March 1, 2023
Here we are again, talking about digital transformation. While the pile of buzzwords threatens to overwhelm at times, this particular movement has real benefits for organizations that are still running IT in the old style, with break-fix scrambling, disjointed service delivery, and a take-it-or-leave it approach to technology procurement.
Rather than focusing simply on the end goal from an IT perspective, your IT department should be focused on the bigger picture. Your users are in effect your customers — and your company’s customers are supported by those users. By bringing business goals and processes under the IT umbrella, you help foster communication, efficiency, IT service improvement, and most importantly revenue growth across the organization.
Here are three areas to focus on when transforming your IT department into a service center.
Many of your legacy systems aren’t going away any time soon, and many of your frustrations likely stem from them. Isolated databases, incompatible apps, manual administration, lack of visibility, security problems, and costly maintenance can take up a significant amount of time and budget.
Slowly but surely you can migrate and modernize those systems as they age out of commission; or convince your CFO that a cloud migration will enable cost savings and more efficient management and go all-in right now. A service-oriented IT department can automate those manual processes like patching and compliance checks, spin up new services and servers in a matter of minutes rather than hours or days, and gain visibility into the entire infrastructure. Taken as a whole, a modern IT department is agile and responsive rather than bogged down by routine tasks.
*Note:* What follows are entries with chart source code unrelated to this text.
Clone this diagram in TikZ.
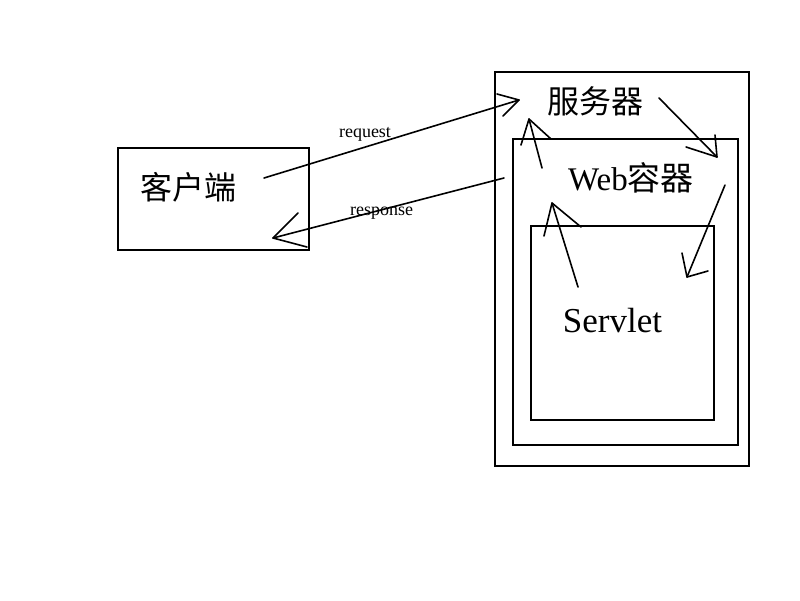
\documentclass[tikz,border=0pt]{standalone}
\usepackage{fontspec}
\setmainfont{Liberation Serif}
\newfontfamily\cjk{Noto Sans CJK SC}
\begin{document}
\begin{tikzpicture}[x=1pt,y=-1pt,
  box/.style={draw,line width=1.8pt,inner sep=0pt},
  ln/.style={line width=1.6pt,line cap=round,line join=round},
  big/.style={inner sep=0pt,font=\fontsize{32}{34}\selectfont},
  small/.style={inner sep=0pt,font=\fontsize{18}{20}\selectfont}]
\useasboundingbox[fill=white] (0,0) rectangle (800,600);
% boxes
\node[box,minimum width=191pt,minimum height=102pt] (client) at (213.5,199) {};
\node[box,minimum width=254pt,minimum height=394pt] (server) at (622,269) {};
\node[box,minimum width=225pt,minimum height=306pt] (web) at (625.5,292) {};
\node[box,minimum width=183pt,minimum height=194pt] (servlet) at (622.5,323) {};
% labels
\node[big] (tclient) at (188,187) {\cjk 客户端};
\node[big] (tserver) at (595,101) {\cjk 服务器};
\node[big,font=\fontsize{33}{35}\selectfont] (tweb) at (631,178) {Web{\cjk 容器}};
\node[big,font=\fontsize{35}{37}\selectfont] (tservlet) at (612.5,321) {Servlet};
\node[small] (treq) at (365,134) {request};
\node[small] (tresp) at (381.5,213) {response};
% arrow points
\coordinate (a1s) at (264,178); \coordinate (a1t) at (519,100);
\coordinate (a1h) at (497,94); \coordinate (a1k) at (503,116);
\coordinate (a2s) at (504,178); \coordinate (a2t) at (273,238);
\coordinate (a2h) at (298,213); \coordinate (a2k) at (307,247);
\coordinate (a3s) at (542,168); \coordinate (a3t) at (529,119);
\coordinate (a3h) at (521,145); \coordinate (a3k) at (551,139);
\coordinate (a4s) at (578,287); \coordinate (a4t) at (552,203);
\coordinate (a4h) at (544,236); \coordinate (a4k) at (581,227);
\coordinate (a5s) at (659,98); \coordinate (a5t) at (717,157);
\coordinate (a5h) at (715,135); \coordinate (a5k) at (686,147);
\coordinate (a6s) at (725,185); \coordinate (a6t) at (687,277);
\coordinate (a6h) at (682,253); \coordinate (a6k) at (708,271);
\foreach \i in {1,...,6}{
  \draw[ln] (a\i s) -- (a\i t);
  \draw[ln] (a\i h) -- (a\i t) -- (a\i k);
}
\end{tikzpicture}
\end{document}
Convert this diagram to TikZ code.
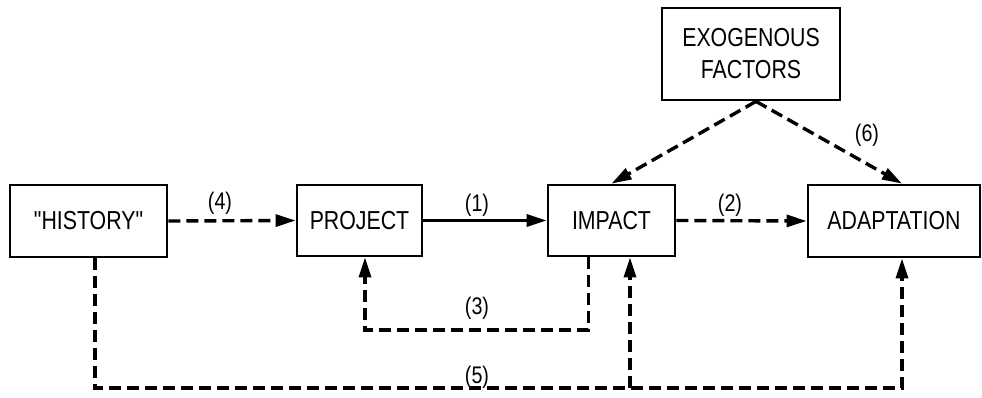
\documentclass[tikz,border=0pt]{standalone}
\usepackage{fontspec}
\setmainfont{Liberation Sans}[FakeStretch=0.82]
% family without TeX ligatures, so that " stays a straight quote
\newfontfamily\plainquotes{Liberation Sans}[FakeStretch=0.82]
\usetikzlibrary{arrows.meta,calc}
\begin{document}
\begin{tikzpicture}[x=1pt,y=-1pt,
  box/.style={draw,line width=2.8pt,minimum width=#1,inner sep=0pt,font=\fontsize{26}{32}\selectfont},
  flow/.style={line width=3.4pt,-{Triangle[length=20pt,width=12pt]}},
  dflow/.style={flow,dash pattern=on 12pt off 6pt},
  lbl/.style={font=\fontsize{24}{28}\selectfont,inner sep=0pt}]
\useasboundingbox (0,0) rectangle (982,398);

% blocks
\node[box=157pt,minimum height=72pt] (his) at (88.5,221) {\plainquotes "HISTORY"};
\node[box=125pt,minimum height=71pt] (proj) at (359.5,220.5) {PROJECT};
\node[box=127pt,minimum height=71pt] (imp) at (611.5,220.5) {IMPACT};
\node[box=172pt,minimum height=72pt] (adapt) at (894,221) {ADAPTATION};
\node[box=178pt,minimum height=92pt,align=center] (exo) at (751,54) {EXOGENOUS\\FACTORS};

% forward chain
\draw[dflow] (his.east) -- (proj.west);
\draw[flow] (proj.east) -- (imp.west);
\draw[dflow] (imp.east) -- (adapt.west);

% exogenous influences
\coordinate (exoS) at ($(exo.south)+(5,0)$);
\draw[dflow] (exoS) -- (imp.north);
\draw[dflow] (exoS) -- ($(adapt.north)+(8,0)$);

% feedback (3)
\coordinate (f3a) at ($(imp.south)+(-23,0)$);
\coordinate (f3b) at ($(proj.south)+(5.5,0)$);
\draw[dflow] (f3a) -- (f3a |- 0,330) -- (f3b |- 0,330) -- (f3b);

% history link (5)
\coordinate (f5a) at ($(his.south)+(6.5,0)$);
\coordinate (f5b) at ($(imp.south)+(18.5,0)$);
\coordinate (f5c) at ($(adapt.south)+(8,0)$);
\draw[dflow] (f5a) -- (f5a |- 0,388) -- (f5c |- 0,388) -- (f5c);
\draw[dflow] (f5b |- 0,388) -- (f5b);

% labels
\node[lbl] (l4) at (220,203) {(4)};
\node[lbl] (l1) at (477,205) {(1)};
\node[lbl] (l2) at (730,205) {(2)};
\node[lbl] (l6) at (867,135) {(6)};
\node[lbl] (l3) at (477,308) {(3)};
\node[lbl] (l5) at (477,377) {(5)};
\end{tikzpicture}
\end{document}
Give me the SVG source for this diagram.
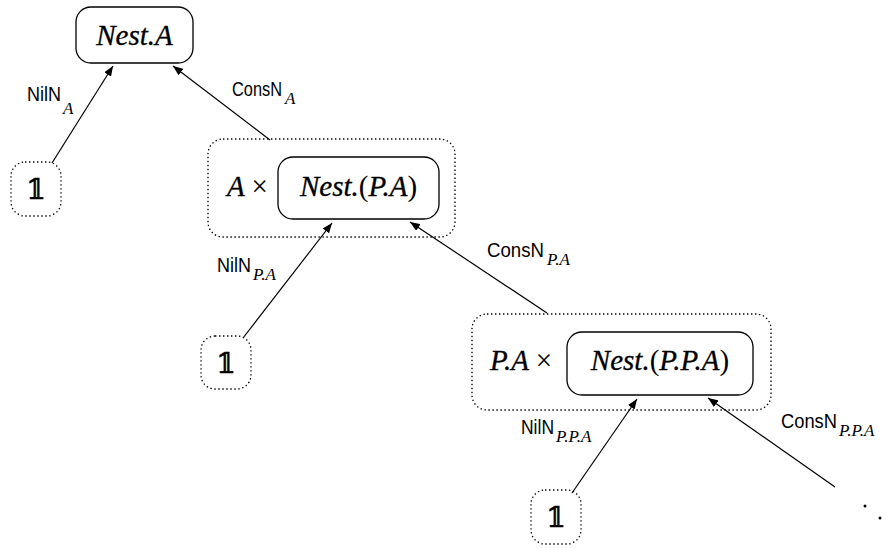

DevOps culture is one in which constant improvements can be made to services and architecture without affecting the overall IT operations that underpin your business. Microservices, cloud VM templates, object storage, global cloud policies, and other cloud-native technologies help make this possible.
The ITIL model is useful for continuous improvement, grouping your IT teams into Operations, Design, and Transition. Service design is responsible for managing suppliers, SLAs, catalogs, and availability — in other words, where does this service come from and how does it function 24/7? Service transition provides testing, validation, production release, knowledge and training, and change management — or how do we get this service into production? Finally, Service operations focus on crisis management, patch management, troubleshooting, and problem/incident reporting – AKA why is this broken and how can we fix it?
All of these groups — which do not require their own job titles or specific teams within your department, but could — are working at all times to optimize existing services, create new ones based on business goals, manage risk and compliance, educate users, and report to stakeholders.
IT must move from a cost-center in the eyes of management to a provider of value. That boils down to optimization and efficiencies with the ability to react in real time to business demand. Analytics, big data, a central knowledgebase, and expansive but focused service catalog are all important components to provide real value.
Modern cloud systems allow better reporting, better insight into common technical issues, self-service for your administrators, and universal governance tools and hierarchies that all combine for streamlined operations and proof of ROI.
The end result of transitioning to an IT service center? More time for your staff, more fluid and powerful abilities for your underlying services and infrastructure, and more resources to focus on business initiatives rather than putting out fires.